Members of The Success Foundation had the pleasure of visiting grant recipient Mr. Gerrick Zwickle, a 4th Grade teacher at Ann K. Heiman Elementary School, last week. The grant helped partially fund a $10,000 Google Expedition Kit. The kit included devices for 30 students, as well as a teacher device that gives Mr. Zwickle the ability to click on objects he’s discussing and highlight them through the students’ devices.
Friday’s virtual journey was through Native American history. Students had been previously instructed to do some research using UNC’s Native American Student Resources, and use the information they found there and notes from their class discussion to write a paragraph. Mr. Zwickle divided his students into two groups. In rotation, the students did some final research on their computers, and went on a virtual reality field trip. Our staff was able to travel alongside them as they went through traditional Native American culture. We started in complete darkness, with only the stars and moon lighting our way, then went to check out traditional Native American clothing and headdresses. Mr. Zwickle elaborated on what the clothing was made out of, and how all of the colorful designs were created. Next, we made our way to the inside of a tepee where we were able to see the traditional setup for this portable home. It consisted of a bed, a firepit, and a place to hang up clothes to dry. Our last stop was through the “Gathering of Nations”, a traditional horse parade, where Native people come together and celebrate their heritage. The attendees dress in full costume, and ride their intricately decorated horses through the parade.
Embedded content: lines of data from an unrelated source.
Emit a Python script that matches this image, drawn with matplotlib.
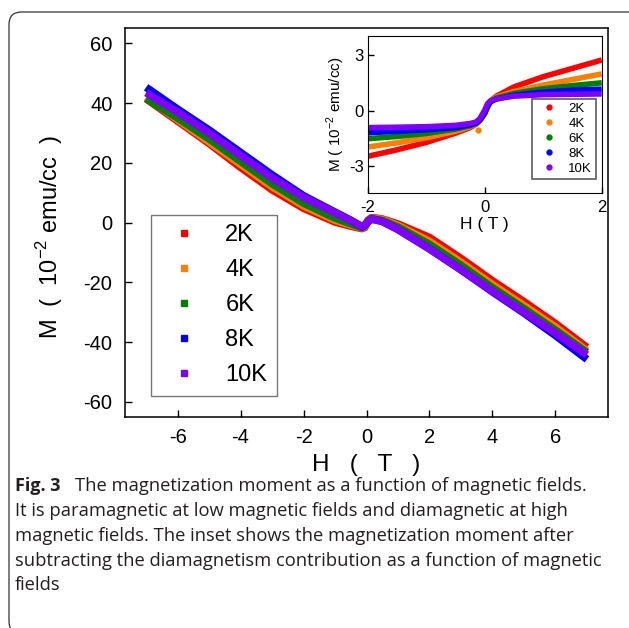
import matplotlib
matplotlib.use("Agg")
import matplotlib.pyplot as plt
from matplotlib.lines import Line2D
from matplotlib.patches import FancyBboxPatch

W, H = 629, 628

# main panel: M vs H for each temperature
H_main = [-7, -6, -5, -4, -3, -2, -1, -0.5, -0.15, -0.05, 0.05, 0.15, 0.3, 0.5, 1, 2, 3, 4, 5, 6, 7]
M_2K = [41.5, 34.0, 26.5, 18.5, 11.0, 4.8, 0.2, -1.2, -2.0, -1.6, 0.8, 1.6, 1.5, 1.2, -0.5, -5.0, -12.0, -19.5, -26.5, -33.8, -41.8]
M_4K = [42.0, 34.5, 27.0, 19.5, 12.0, 5.6, 0.8, -0.8, -1.8, -1.3, 0.6, 1.4, 1.3, 1.0, -1.0, -6.3, -13.3, -20.8, -27.8, -35.0, -43.0]
M_6K = [41.5, 35.0, 28.0, 20.5, 13.0, 6.5, 1.5, -0.4, -1.7, -1.1, 0.5, 1.3, 1.1, 0.7, -1.5, -7.3, -14.3, -21.8, -28.8, -36.0, -43.5]
M_8K = [45.3, 38.0, 31.0, 23.5, 16.0, 9.0, 3.5, 0.8, -1.4, -0.8, 0.3, 1.2, 0.9, 0.4, -2.3, -8.8, -15.8, -23.2, -30.3, -37.8, -45.8]
M_10K = [43.5, 37.0, 30.0, 22.5, 15.0, 8.5, 3.3, 0.7, -1.3, -0.7, 0.3, 1.2, 0.9, 0.4, -2.3, -8.8, -15.8, -23.0, -30.0, -37.0, -44.3]

# inset: after subtracting the diamagnetic part
H_in = [-2, -1.5, -1, -0.5, -0.25, -0.15, -0.08, 0.0, 0.05, 0.1, 0.2, 0.5, 1, 1.5, 2]
Mi_2K = [-2.45, -2.1, -1.7, -1.2, -0.9, -0.72, -0.5, -0.1, 0.3, 0.55, 0.8, 1.3, 1.85, 2.3, 2.75]
Mi_4K = [-1.95, -1.72, -1.45, -1.1, -0.85, -0.7, -0.5, -0.1, 0.3, 0.55, 0.75, 1.05, 1.4, 1.7, 2.0]
Mi_6K = [-1.5, -1.38, -1.22, -0.98, -0.8, -0.68, -0.5, -0.15, 0.2, 0.5, 0.7, 0.95, 1.2, 1.37, 1.52]
Mi_8K = [-1.18, -1.1, -1.02, -0.9, -0.75, -0.65, -0.48, -0.1, 0.3, 0.5, 0.65, 0.85, 1.02, 1.12, 1.18]
Mi_10K = [-0.9, -0.88, -0.85, -0.78, -0.68, -0.6, -0.4, 0.05, 0.4, 0.55, 0.65, 0.8, 0.88, 0.9, 0.92]
outlier_H, outlier_M = [-0.12], [-1.05]  # stray 4K point

labels = ["2K", "4K", "6K", "8K", "10K"]
colors = ["#ff0000", "#ff8000", "#008000", "#0000ff", "#8000ff"]
main_series = [M_2K, M_4K, M_6K, M_8K, M_10K]
inset_series = [Mi_2K, Mi_4K, Mi_6K, Mi_8K, Mi_10K]

caption_lines = [
    "The magnetization moment as a function of magnetic fields.",
    "It is paramagnetic at low magnetic fields and diamagnetic at high",
    "magnetic fields. The inset shows the magnetization moment after",
    "subtracting the diamagnetism contribution as a function of magnetic",
    "fields",
]

plt.rcParams['font.family'] = ['Liberation Sans', 'DejaVu Sans']
plt.rcParams['mathtext.fontset'] = 'custom'
plt.rcParams['mathtext.rm'] = 'Liberation Sans'
plt.rcParams['axes.unicode_minus'] = False


def box(x0, y0, x1, y1):
    # pixel box (top-left origin) -> figure fraction rect
    return [x0 / W, 1 - y1 / H, (x1 - x0) / W, (y1 - y0) / H]


fig = plt.figure(figsize=(W / 100, H / 100), dpi=100)

# rounded frame around figure + caption
frame = FancyBboxPatch((9 / W, -6 / H), 640 / W, (H + 6 - 12) / H,
                       boxstyle="round,pad=0,rounding_size=0.02",
                       transform=fig.transFigure, fill=False,
                       edgecolor="#333333", linewidth=0.9)
fig.patches.append(frame)

ax = fig.add_axes(box(125, 28.5, 608, 416.7))
for m, c in zip(main_series, colors):
    ax.plot(H_main, m, color=c, lw=5.5, solid_capstyle='butt', solid_joinstyle='round')
ax.set_xlim(-7.67, 7.67)
ax.set_ylim(-65, 65)
ax.set_xticks([-6, -4, -2, 0, 2, 4, 6])
ax.set_yticks([-60, -40, -20, 0, 20, 40, 60])
ax.tick_params(direction='in', length=5, width=1, labelsize=14.5, top=False, right=False)
ax.tick_params(axis='y', pad=9)
ax.tick_params(axis='x', pad=8)
for s in ax.spines.values():
    s.set_linewidth(1.1)
ax.set_xlabel("H   (   T   )", fontsize=17.5, labelpad=5)
ax.set_ylabel("M  (  10$^{-2}$ emu/cc  )", fontsize=17)
ax.yaxis.set_label_coords((65 - 125) / 483, (416.7 - 237) / 388.2)

handles = [Line2D([], [], ls='none', marker='s', ms=4, color=c) for c in colors]
leg = ax.legend(handles, labels, loc='upper left', fontsize=17,
                bbox_to_anchor=((151 - 125) / 483, (416.7 - 215) / 388.2),
                borderaxespad=0, borderpad=0.4, handlelength=2.0,
                handletextpad=0.75, labelspacing=0.55, frameon=True, fancybox=False)
leg.get_frame().set_edgecolor('#555555')
leg.get_frame().set_linewidth(1.0)

axin = fig.add_axes(box(367.7, 36, 601.7, 193.3))
for m, c in zip(inset_series, colors):
    axin.plot(H_in, m, color=c, lw=4, solid_capstyle='butt', solid_joinstyle='round')
axin.plot(outlier_H, outlier_M, 'o', color=colors[1], ms=3.5)
axin.set_xlim(-2, 2)
axin.set_ylim(-4.45, 4.05)
axin.set_xticks([-2, 0, 2])
axin.set_yticks([-3, 0, 3])
axin.tick_params(direction='in', length=4, width=1, labelsize=12, top=False, right=False)
axin.tick_params(axis='y', pad=3)
axin.tick_params(axis='x', pad=5)
axin.set_xlabel("H ( T )", fontsize=12.5, labelpad=1)
axin.set_ylabel("M ( 10$^{-2}$ emu/cc)", fontsize=11, labelpad=1)

hin = [Line2D([], [], ls='none', marker='o', ms=3.5, color=c) for c in colors]
leg2 = axin.legend(hin, labels, loc='upper right', fontsize=9.5,
                   bbox_to_anchor=(0.976, 0.60), borderaxespad=0, borderpad=0.3,
                   handlelength=2.0, handletextpad=0.45, labelspacing=0.2,
                   frameon=True, fancybox=False)
leg2.get_frame().set_edgecolor('#333333')
leg2.get_frame().set_linewidth(1.2)

# caption
cap_font = ['Open Sans', 'DejaVu Sans']
base = [491, 516, 540.7, 565.7, 590]
fig.text(15 / W, 1 - base[0] / H, "Fig. 3", family=cap_font, fontweight='bold',
         fontsize=13, va='baseline', ha='left', color='#231f20')
for i, line in enumerate(caption_lines):
    x0 = 75 if i == 0 else 15
    fig.text(x0 / W, 1 - base[i] / H, line, family=cap_font, fontsize=13.2,
             va='baseline', ha='left', color='#231f20')

fig.savefig("out.png", dpi=100)
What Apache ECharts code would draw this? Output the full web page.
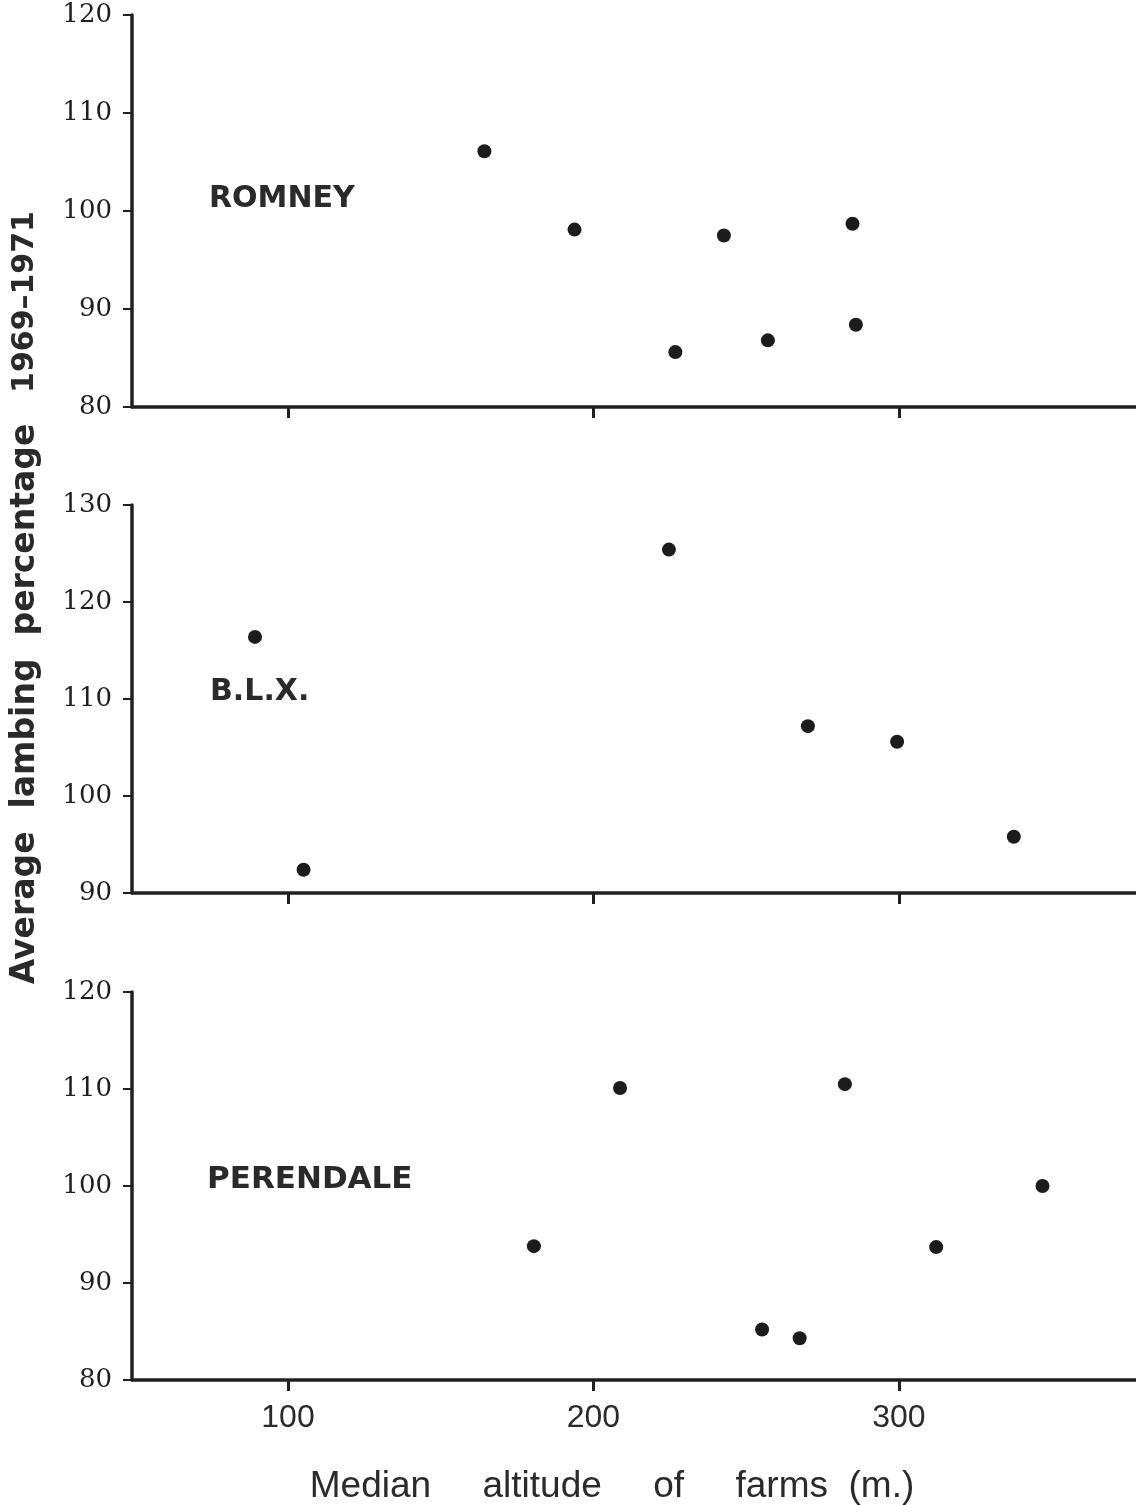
<!DOCTYPE html>
<html>
<head>
<meta charset="utf-8">
<title>Lambing percentage vs farm altitude</title>
<script src="https://cdn.jsdelivr.net/npm/echarts@6/dist/echarts.min.js"></script>
<style>
  html, body { margin: 0; padding: 0; background: #ffffff; }
  #chart { width: 1136px; height: 1505px; }
</style>
</head>
<body>
<div id="chart"></div>
<script>
// Median farm altitude (m) and average lambing percentage 1969-1971, by breed
const altitudeRomney = [164.3, 193.8, 242.7, 284.8, 226.8, 257.1, 285.9];
const lambingRomney = [106.1, 98.1, 97.5, 98.7, 85.6, 86.8, 88.4];

const altitudeBLX = [89.2, 105.1, 224.7, 270.2, 299.4, 337.6];
const lambingBLX = [116.4, 92.4, 125.4, 107.2, 105.6, 95.8];

const altitudePerendale = [180.5, 208.7, 282.3, 347.0, 312.2, 255.2, 267.5];
const lambingPerendale = [93.8, 110.1, 110.5, 100.0, 93.7, 85.2, 84.3];

const breedNames = ['ROMNEY', 'B.L.X.', 'PERENDALE'];
const altitudeTicks = [100, 200, 300];
const yRanges = [[80, 120], [90, 130], [80, 120]];

const ink = '#202020';
const chart = echarts.init(document.getElementById('chart'), null, { renderer: 'canvas' });

const panels = [
  { x: altitudeRomney, y: lambingRomney, top: 15, height: 392 },
  { x: altitudeBLX, y: lambingBLX, top: 505, height: 388 },
  { x: altitudePerendale, y: lambingPerendale, top: 992, height: 388 }
];

const zip = (xs, ys) => xs.map((v, i) => [v, ys[i]]);

const option = {
  backgroundColor: '#ffffff',
  animation: false,
  grid: panels.map(p => ({ left: 132, right: 0, top: p.top, height: p.height, containLabel: false })),
  xAxis: panels.map((p, i) => ({
    type: 'value',
    gridIndex: i,
    min: 48.94,
    max: 377.6,
    splitLine: { show: false },
    axisLine: { show: true, onZero: false, lineStyle: { color: ink, width: 3.5 } },
    axisTick: {
      show: true, inside: false, length: 11,
      customValues: altitudeTicks,
      lineStyle: { color: ink, width: 3 }
    },
    axisLabel: {
      show: i === 2,
      customValues: altitudeTicks,
      margin: 22,
      color: '#2a2a2a',
      fontFamily: '"Liberation Sans Narrow", "Liberation Sans", sans-serif',
      fontSize: 32
    }
  })),
  yAxis: panels.map((p, i) => ({
    type: 'value',
    gridIndex: i,
    min: yRanges[i][0],
    max: yRanges[i][1],
    interval: 10,
    splitLine: { show: false },
    axisLine: { show: true, onZero: false, lineStyle: { color: ink, width: 3.5 } },
    axisTick: { show: true, inside: false, length: 9, lineStyle: { color: ink, width: 2 } },
    axisLabel: {
      margin: 20,
      color: '#1e1e1e',
      fontFamily: '"DejaVu Serif", serif',
      fontSize: 26
    }
  })),
  series: panels.map((p, i) => ({
    name: breedNames[i],
    type: 'scatter',
    xAxisIndex: i,
    yAxisIndex: i,
    symbol: 'circle',
    symbolSize: 14,
    itemStyle: { color: '#1c1c1c', opacity: 1 },
    data: zip(p.x, p.y)
  })),
  graphic: [
    {
      type: 'text', x: 209, y: 199,
      style: { text: breedNames[0], fill: '#2a2a2a', font: 'bold 30px "DejaVu Sans", sans-serif', textVerticalAlign: 'middle' }
    },
    {
      type: 'text', x: 210, y: 692,
      style: { text: breedNames[1], fill: '#2a2a2a', font: 'bold 30px "DejaVu Sans", sans-serif', textVerticalAlign: 'middle' }
    },
    {
      type: 'text', x: 207, y: 1180,
      style: { text: breedNames[2], fill: '#2a2a2a', font: 'bold 31px "DejaVu Sans", sans-serif', textVerticalAlign: 'middle' }
    },
    {
      type: 'text', x: 25, y: 704, rotation: Math.PI / 2,
      style: { text: 'Average  lambing  percentage', fill: '#2a2a2a', font: 'bold 33px "DejaVu Sans", sans-serif', textAlign: 'center', textVerticalAlign: 'middle' }
    },
    {
      type: 'text', x: 25, y: 302, rotation: Math.PI / 2,
      style: { text: '1969–1971', fill: '#2a2a2a', font: 'bold 30px "DejaVu Sans", sans-serif', textAlign: 'center', textVerticalAlign: 'middle' }
    },
    {
      type: 'text', x: 612, y: 1487,
      style: { text: 'Median     altitude     of     farms  (m.)', fill: '#2a2a2a', font: '37px "Liberation Sans", sans-serif', textAlign: 'center', textVerticalAlign: 'middle' }
    }
  ]
};

chart.setOption(option);
</script>
</body>
</html>
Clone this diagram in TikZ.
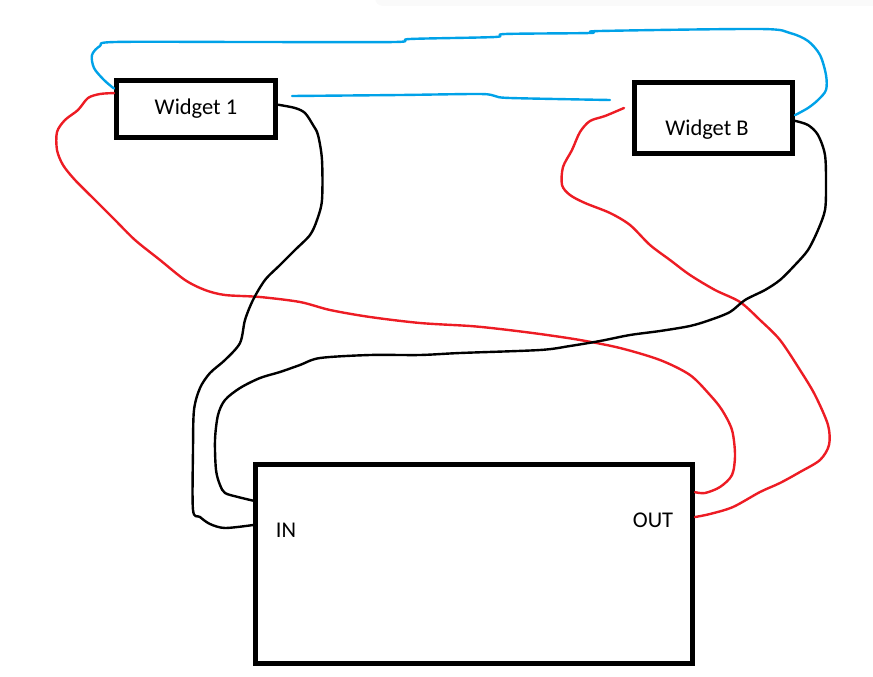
\documentclass[tikz,border=0pt]{standalone}
\usepackage{fontspec}
\setmainfont{Carlito}
\definecolor{paintblue}{RGB}{0,162,232}
\definecolor{paintred}{RGB}{237,28,36}
\begin{document}
\begin{tikzpicture}[x=1pt,y=-1pt,
        box/.style={draw,line width=5pt,inner sep=0pt},
        lbl/.style={font=\fontsize{22.5}{27}\selectfont},
        wire/.style={line width=2.4pt,line cap=round,line join=round}]
                \useasboundingbox (0,0) rectangle (873,677);
                \fill[gray!4,rounded corners=8pt] (375,-12) rectangle (885,6);
                \node[box,lbl,minimum width=159pt,minimum height=57pt] (w1) at (196,109) {Widget 1};
                \node[box,minimum width=158pt,minimum height=71pt] (wb) at (713.5,118) {};
                \node[lbl] (wbtxt) at (707,130) {Widget B};
                \node[box,minimum width=437pt,minimum height=199pt] (big) at (474,564) {};
                \node[lbl] (in) at (286,530) {IN};
                \node[lbl] (out) at (653,520) {OUT};
                \coordinate (b1) at (292,96);
                \coordinate (b2) at (610,100);
                \coordinate (r2) at (624,108);
                \draw[wire,paintblue] plot[smooth,tension=0.5] coordinates {(w1.166) (104,80) (94,68) (92,55) (100,46) (115,42) (250,42) (395,42) (410,39) (495,37) (505,34) (590,33) (600,31) (760,29) (790,33) (808,41) (820,55) (826,75) (826,90) (818,100) (808,108) (wb.2)};
                \draw[wire,paintblue] plot[smooth,tension=0.5] coordinates {(b1) (400,95) (480,94) (495,96) (510,98) (b2)};
                \draw[wire,paintred] plot[smooth,tension=0.5] coordinates {(w1.169) (100,94) (88,98) (78,110) (65,120) (57,132) (57,150) (63,165) (75,180) (95,200) (115,220) (135,240) (160,260) (185,280) (205,290) (225,295) (260,297) (300,302) (330,310) (370,317) (420,323) (470,326) (500,329) (540,334) (580,340) (620,348) (660,360) (690,375) (710,395) (722,410) (732,430) (735,455) (732,475) (720,487) (705,493) (big.18)};
                \draw[wire,paintred] plot[smooth,tension=0.5] coordinates {(r2) (605,116) (590,121) (580,132) (572,150) (563,167) (562,185) (570,195) (585,203) (610,213) (630,225) (650,245) (670,260) (690,275) (715,290) (740,302) (760,320) (780,340) (800,370) (815,395) (828,425) (829,445) (820,460) (800,472) (780,483) (760,492) (733,507) (710,514) (big.12)};
                \draw[wire,black] plot[smooth,tension=0.5] coordinates {(w1.3) (295,108) (305,113) (313,125) (318,135) (322,160) (322,200) (317,220) (310,235) (295,250) (280,265) (265,280) (253,300) (245,320) (240,343) (225,360) (210,373) (200,388) (194,410) (193,450) (193,510) (200,517) (210,524) (225,528) (big.170)};
                \draw[wire,black] plot[smooth,tension=0.5] coordinates {(wb.-2) (808,125) (818,135) (825,155) (826,185) (825,210) (818,230) (808,250) (795,265) (780,280) (765,290) (745,300) (730,312) (710,320) (690,326) (660,331) (630,335) (600,341) (570,346) (540,350) (460,353) (420,355) (370,355) (320,358) (300,365) (280,372) (260,378) (240,388) (225,400) (218,415) (215,440) (216,470) (220,485) (225,493) (238,497) (big.164)};
            \end{tikzpicture}
\end{document}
This virtual reality field trip was like a real-life magic school bus. We were completely transported to a different world, without ever leaving our seats. “With this technology, I can put students on a ship full of immigrants in the year 1930, or in Times Square in August 1945 on the day World War II officially ended as we explore about the American history.”
What an amazing opportunity for these students, and a wonderful and creative way for them to learn and stay continually engaged. Thank you for inviting us into your classroom, Mr. Zwickle!